What This Chapter Is About
Peter urges believers to crave spiritual nourishment like newborn infants, then develops the metaphor of a living temple built of living stones with Christ as the cornerstone. He applies a constellation of Old Testament identity texts to these Gentile believers — they are now a chosen race, a royal priesthood, a holy nation, God's own possession. Peter then addresses their conduct as exiles among unbelievers, gives instructions for submission to governing authorities, and concludes with a profound portrait of Christ's suffering as the model for enduring unjust treatment, drawing heavily on Isaiah 53.
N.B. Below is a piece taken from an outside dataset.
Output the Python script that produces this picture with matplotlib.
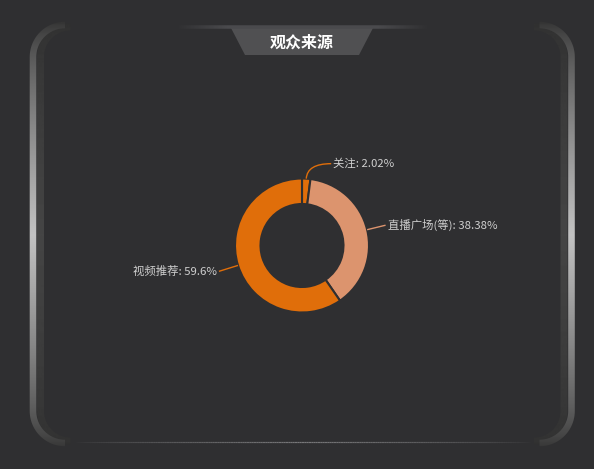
import numpy as np
import matplotlib
matplotlib.use("Agg")
import matplotlib.pyplot as plt
from matplotlib.collections import LineCollection
from matplotlib.patches import Polygon, PathPatch
from matplotlib.path import Path

plt.rcParams['font.family'] = ['Noto Sans CJK SC', 'DejaVu Sans']

title = "观众来源"
labels = ["关注", "直播广场(等)", "视频推荐"]
values = [2.02, 38.38, 59.6]
colors = ["#e06e0a", "#dc946e", "#e06e0a"]
# leader line lengths (radial, horizontal) in px
leader = [(15, 24), (19, 0), (20, 0)]

W, H = 594, 469
BG = "#2f2f31"
fig = plt.figure(figsize=(W / 100, H / 100), dpi=100, facecolor=BG)
ax = fig.add_axes([0, 0, 1, 1])
ax.set_facecolor(BG)


def Y(y):
    return H - y


def edge_poly(x_edge, sgn, hw, y0=25, y1=443, r=32):
    # band along one side: top arc, straight, bottom arc (screen px)
    cxc = x_edge + sgn * r
    outer, inner = [], []
    for rr, out in [(r + hw, outer), (r - hw, inner)]:
        for a in np.linspace(np.pi / 2, 0, 40):
            out.append((cxc - sgn * rr * np.cos(a), y0 + r - rr * np.sin(a)))
        for a in np.linspace(0, np.pi / 2, 40):
            out.append((cxc - sgn * rr * np.cos(a), y1 - r + rr * np.sin(a)))
    pts = outer + inner[::-1]
    return [(x, Y(y)) for x, y in pts]


# vertical gradient image for frame edges
ys = np.linspace(0, H, 470)
d = np.clip(1 - np.abs(ys - 234) / 212.0, 0, 1)
v = 0.21 + 0.55 * d ** 0.75
grad = np.repeat(v[::-1, None], 2, axis=1)
inner_grad = 0.19 + 0.08 * d ** 0.7
inner_img = np.repeat(inner_grad[::-1, None], 2, axis=1)

for xe, sgn in [(33, 1), (571.5, -1)]:
    band_in = Polygon(edge_poly(xe + sgn * 7.5, sgn, 3.5, y0=27, y1=441, r=30),
                      closed=True, facecolor="none", edgecolor="none")
    ax.add_patch(band_in)
    im = ax.imshow(inner_img, cmap="gray", vmin=0, vmax=1, extent=(0, W, 0, H),
                   aspect="auto", interpolation="bilinear", zorder=1)
    im.set_clip_path(band_in)
    band = Polygon(edge_poly(xe, sgn, 3.3), closed=True, facecolor="none",
                   edgecolor="none")
    ax.add_patch(band)
    im = ax.imshow(grad, cmap="gray", vmin=0, vmax=1, extent=(0, W, 0, H),
                   aspect="auto", interpolation="bilinear", zorder=2)
    im.set_clip_path(band)

# bottom line
xs = np.linspace(75, 530, 200)
segs = [[(xs[i], Y(442)), (xs[i + 1], Y(442))] for i in range(len(xs) - 1)]
a = 1 - np.abs((xs[:-1] - 302) / 228)
ax.add_collection(LineCollection(segs, colors=[(0.47, 0.47, 0.48, max(t, 0) ** 0.7) for t in a],
                                 linewidths=1.2 * 0.72))

# top line near the title tab
xs = np.linspace(176, 428, 200)
segs = [[(xs[i], Y(27)), (xs[i + 1], Y(27))] for i in range(len(xs) - 1)]
a = 1 - np.abs((xs[:-1] - 302) / 126)
ax.add_collection(LineCollection(segs, colors=[(0.29, 0.29, 0.30, min(1, max(t, 0) * 2.5)) for t in a],
                                 linewidths=3.5 * 0.72))

# title tab
ax.add_patch(Polygon([(231, Y(28)), (373, Y(28)), (359, Y(55)), (245, Y(55))],
                     closed=True, facecolor="#505052", edgecolor="none"))
ax.text(302, Y(43), title, color="white", fontsize=11.5, fontweight="bold",
        ha="center", va="center")

# ---- donut
cx, cy, R, r_in = 302, Y(245.5), 67, 41.5
wedges, _ = ax.pie(values, colors=colors, startangle=90, counterclock=False,
                   center=(cx, cy), radius=R,
                   wedgeprops=dict(width=R - r_in, edgecolor=BG, linewidth=1.5))

for w, lab, val, col, (l1, l2) in zip(wedges, labels, values, colors, leader):
    ang = np.deg2rad((w.theta1 + w.theta2) / 2)
    c, s = np.cos(ang), np.sin(ang)
    p0 = (cx + R * c, cy + R * s)
    p1 = (cx + (R + l1) * c, cy + (R + l1) * s)
    side = 1 if c >= 0 else -1
    p2 = (p1[0] + side * l2, p1[1])
    if l2 > 0:
        path = Path([p0, p1, p2], [Path.MOVETO, Path.CURVE3, Path.CURVE3])
    else:
        path = Path([p0, p1], [Path.MOVETO, Path.LINETO])
    ax.add_patch(PathPatch(path, facecolor="none", edgecolor=col, lw=1.0))
    ax.text(p2[0] + side * 2, p2[1], f"{lab}: {val:g}%", color="#cfcfcf",
            fontsize=8.2, ha="left" if side > 0 else "right", va="center")

ax.set_xlim(0, W)
ax.set_ylim(0, H)
ax.set_aspect("auto")
ax.axis("off")

fig.savefig("out.png", dpi=100, facecolor=BG)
What Makes This Chapter Remarkable
Verse 9 is the theological climax: Peter takes exodus language from Exodus 19:5-6 and applies it to Gentile Christians — 'a royal priesthood, a holy nation.' This is not metaphorical softening; Peter is claiming that these scattered Gentile believers now hold the identity that was promised to Israel at Sinai. The Isaiah 53 passage (vv. 22-25) is the longest sustained quotation of the Suffering Servant in the New Testament epistles, applied directly to Christ's atoning death.
Translation Friction
The household code instructions (vv. 13-20), particularly regarding slaves submitting to masters, reflect first-century social structures. We render the Greek as written without editorial softening. The word oiketai (v. 18) refers specifically to household slaves, not servants in a modern employment sense. The stone imagery (vv. 4-8) weaves together Isaiah 28:16, Psalm 118:22, and Isaiah 8:14 — three distinct Old Testament texts unified by the 'stone' metaphor.
Connections
The 'living stone' imagery (vv. 4-5) connects to Jesus's own use of Psalm 118:22 (Matthew 21:42). The 'royal priesthood' language (v. 9) draws on Exodus 19:5-6 and is echoed in Revelation 1:6 and 5:10. The Isaiah 53 quotation (vv. 22-25) parallels the use of that passage in Acts 8:32-35 and Romans 4:25. The 'shepherd and overseer of your souls' (v. 25) anticipates the pastoral imagery of chapter 5.